Ivanhoe Mines' forte is exploration and development. It is a business with ups and downs, wins and losses. It appears that their success will continue in Mongolia, and that they will sell their interest in Oyu Tolgoi at an opportune time; that is Robert Friedland’s plan. The logical prospect is Rio Tinto. Ivanhoe and Rio are in arbitration now over an existing “standstill” agreement that temporarily limits Rio’s purchase of additional stock.
Ivanhoe is a good short to intermediate term investment, with moderate to high risk, but tremendous upside potential. How much of the future bounty is already priced into the stock? When will the buyout happen?
Rio Tinto is a smart and experienced operator of large mines, which benefit from automation and economies of scale. They are an able negotiator and enjoy ongoing business with China. They are a low to moderate investment risk, suitable for long-term holding. I believe that the large miners, priced at around 6 times earnings, are greatly undervalued. If you calculate intrinsic value, if you look at historic valuation, if you consider global macroeconomic resources, I believe that you will conclude that Rio Tinto is worth twice its current stock price. The question is, when will the market put that price on it?
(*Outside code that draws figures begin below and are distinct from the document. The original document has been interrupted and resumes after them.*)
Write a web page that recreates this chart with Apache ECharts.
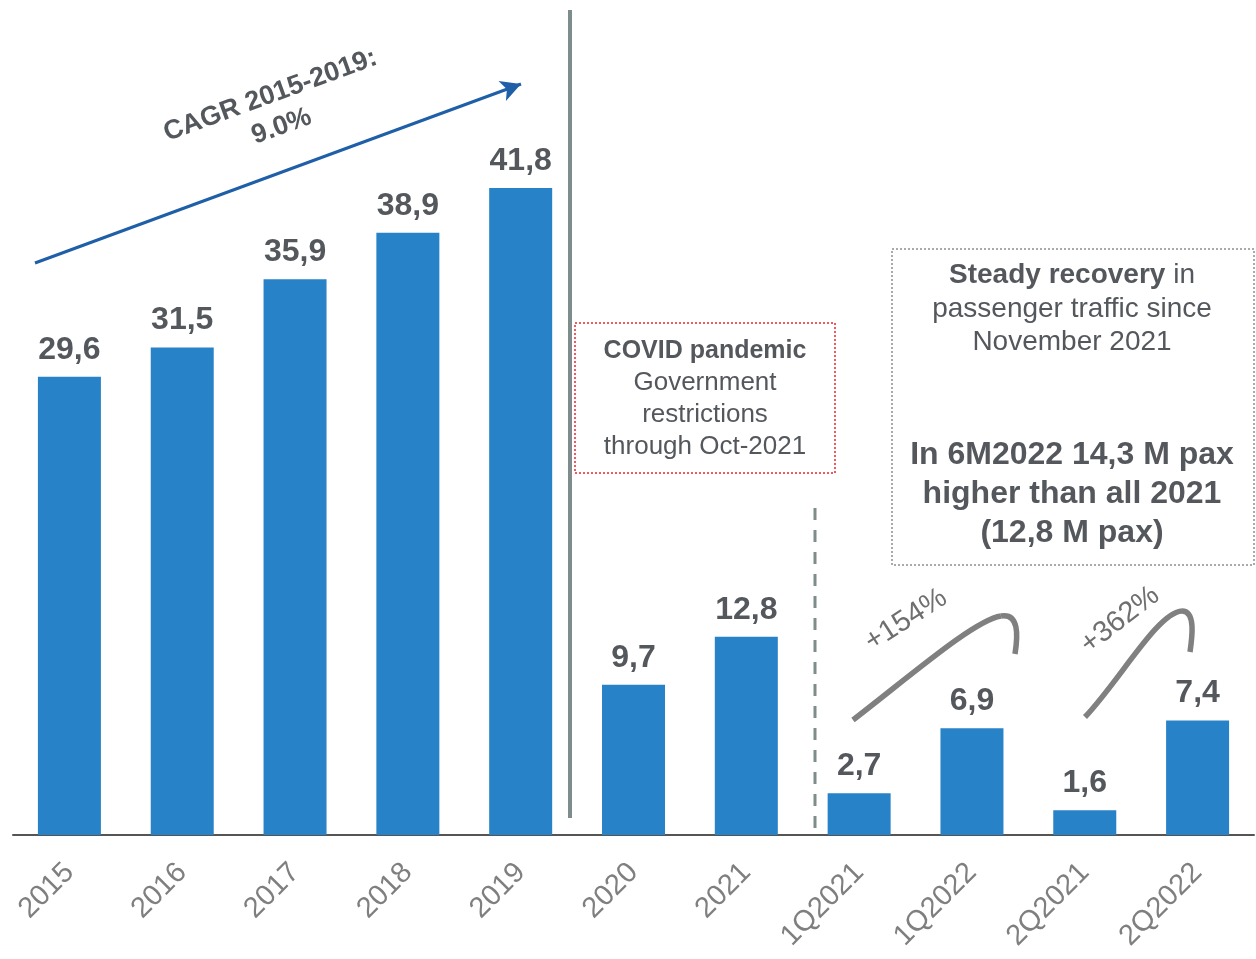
<!DOCTYPE html>
<html>
<head>
<meta charset="utf-8">
<script src="https://cdn.jsdelivr.net/npm/echarts@6/dist/echarts.min.js"></script>
<style>
  html, body { margin: 0; padding: 0; background: #fff; }
  #chart { width: 1256px; height: 959px; }
</style>
</head>
<body>
<div id="chart"></div>
<script>
// categories and passenger values (M pax)
var categories = ['2015', '2016', '2017', '2018', '2019', '2020', '2021', '1Q2021', '1Q2022', '2Q2021', '2Q2022'];
var paxValues = [29.6, 31.5, 35.9, 38.9, 41.8, 9.7, 12.8, 2.7, 6.9, 1.6, 7.4];

var textDark = '#54585d';
var lineGray = '#7f8c8c';
var hookStyle = { fill: 'none', stroke: '#808080', lineWidth: 5.5 };

var myChart = echarts.init(document.getElementById('chart'));

myChart.setOption({
  animation: false,
  grid: { left: 13, right: 2, top: 61, bottom: 124 },
  xAxis: {
    type: 'category',
    data: categories,
    axisLine: { lineStyle: { color: '#555', width: 2 } },
    axisTick: { show: false },
    axisLabel: {
      rotate: 45,
      margin: 33,
      color: '#7f7f7f',
      fontFamily: 'Liberation Sans',
      fontSize: 29,
      interval: 0
    }
  },
  yAxis: {
    type: 'value',
    min: 0,
    max: 50,
    show: false,
    splitLine: { show: false }
  },
  series: [{
    type: 'bar',
    data: paxValues,
    barWidth: 63,
    itemStyle: { color: '#2882c8' },
    label: {
      show: true,
      position: 'top',
      distance: 11,
      color: textDark,
      fontFamily: 'Liberation Sans',
      fontWeight: 'bold',
      fontSize: 32,
      formatter: function (p) { return String(p.value).replace('.', ','); }
    },
    markLine: {
      silent: true,
      symbol: ['none', 'arrow'],
      symbolSize: [16, 20],
      label: { show: false },
      lineStyle: { color: '#1f5fa8', width: 3, type: 'solid' },
      data: [[{ x: 35, y: 263 }, { x: 521, y: 84 }]]
    }
  }],
  graphic: [
    // separator 2019 / 2020
    { type: 'line', shape: { x1: 570, y1: 10, x2: 570, y2: 818 }, style: { stroke: lineGray, lineWidth: 4 } },
    // dashed separator before quarters
    { type: 'line', shape: { x1: 815, y1: 508, x2: 815, y2: 834 }, style: { stroke: lineGray, lineWidth: 3, lineDash: [12, 10] } },
    // CAGR text
    {
      type: 'text', x: 276, y: 111, rotation: 0.35,
      style: {
        text: 'CAGR 2015-2019:\n9.0%', fill: textDark, align: 'center', verticalAlign: 'middle',
        font: 'bold 27px "Liberation Sans"', lineHeight: 33
      }
    },
    // COVID box
    { type: 'rect', shape: { x: 575, y: 323, width: 260, height: 150 }, style: { fill: 'none', stroke: '#e8262b', lineWidth: 1.5, lineDash: [2, 2] } },
    {
      type: 'text', x: 705, y: 335,
      style: {
        text: '{b|COVID pandemic}\nGovernment\nrestrictions\nthrough Oct-2021',
        fill: textDark, align: 'center', font: '26px "Liberation Sans"', lineHeight: 32,
        rich: { b: { fontWeight: 'bold', fontSize: 25, fontFamily: 'Liberation Sans', fill: textDark, lineHeight: 32 } }
      }
    },
    // recovery box
    { type: 'rect', shape: { x: 892, y: 249, width: 362, height: 316 }, style: { fill: 'none', stroke: '#8c9090', lineWidth: 1.5, lineDash: [2, 2] } },
    {
      type: 'text', x: 1072, y: 259,
      style: {
        text: '{b|Steady recovery} in\npassenger traffic since\nNovember 2021',
        fill: textDark, align: 'center', font: '28px "Liberation Sans"', lineHeight: 33.5,
        rich: { b: { fontWeight: 'bold', fontSize: 28, fontFamily: 'Liberation Sans', fill: textDark, lineHeight: 33.5 } }
      }
    },
    {
      type: 'text', x: 1072, y: 436,
      style: {
        text: 'In 6M2022 14,3 M pax\nhigher than all 2021\n(12,8 M pax)',
        fill: textDark, align: 'center', font: 'bold 32px "Liberation Sans"', lineHeight: 39
      }
    },
    // growth hooks
    { type: 'bezierCurve', shape: { x1: 853, y1: 720, cpx1: 915, cpy1: 672, cpx2: 975, cpy2: 620, x2: 1001, y2: 616 }, style: hookStyle },
    { type: 'bezierCurve', shape: { x1: 1001, y1: 616, cpx1: 1019, cpy1: 613, cpx2: 1018, cpy2: 635, x2: 1015, y2: 654 }, style: hookStyle },
    { type: 'bezierCurve', shape: { x1: 1085, y1: 717, cpx1: 1120, cpy1: 680, cpx2: 1158, cpy2: 612, x2: 1182, y2: 611 }, style: hookStyle },
    { type: 'bezierCurve', shape: { x1: 1182, y1: 611, cpx1: 1196, cpy1: 611, cpx2: 1192, cpy2: 638, x2: 1190, y2: 652 }, style: hookStyle },
    {
      type: 'text', x: 906, y: 620, rotation: 0.57,
      style: { text: '+154%', fill: '#6f6f6f', align: 'center', verticalAlign: 'middle', font: '29px "Liberation Sans"' }
    },
    {
      type: 'text', x: 1120, y: 620, rotation: 0.66,
      style: { text: '+362%', fill: '#6f6f6f', align: 'center', verticalAlign: 'middle', font: '29px "Liberation Sans"' }
    }
  ]
});
</script>
</body>
</html>
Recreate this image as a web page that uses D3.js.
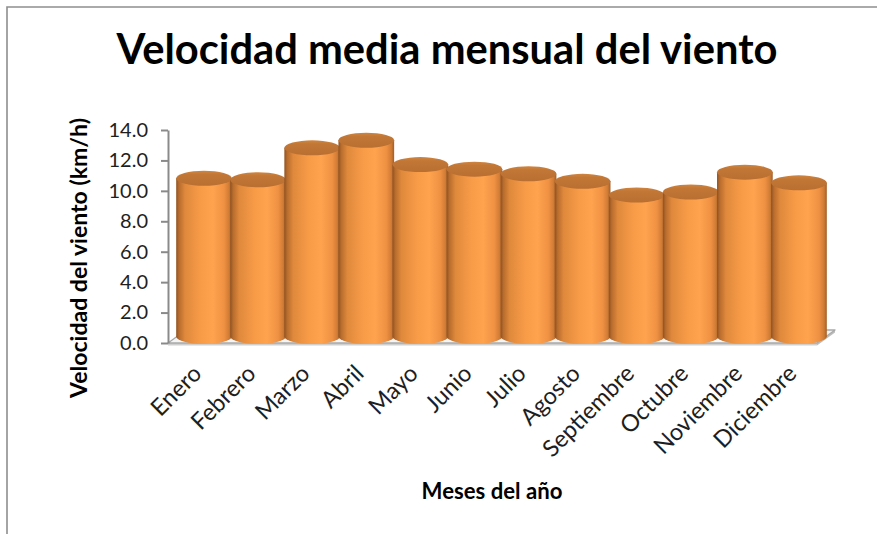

All mining stocks are volatile and have wide swings. My opinion is not investment advice but a statement of the available information, as I perceive it, and what I see as logical and possible outcomes. Anyone thinking of purchasing either company should do their own due diligence and consider how one of these companies might fit into their investment goals.
I am in partnership with Mongolia by virtue of stock ownership in both Ivanhoe Mines and Rio Tinto. I plan to participate in the profits from the “El Dorado” in the Gobi Desert, both now and in the future.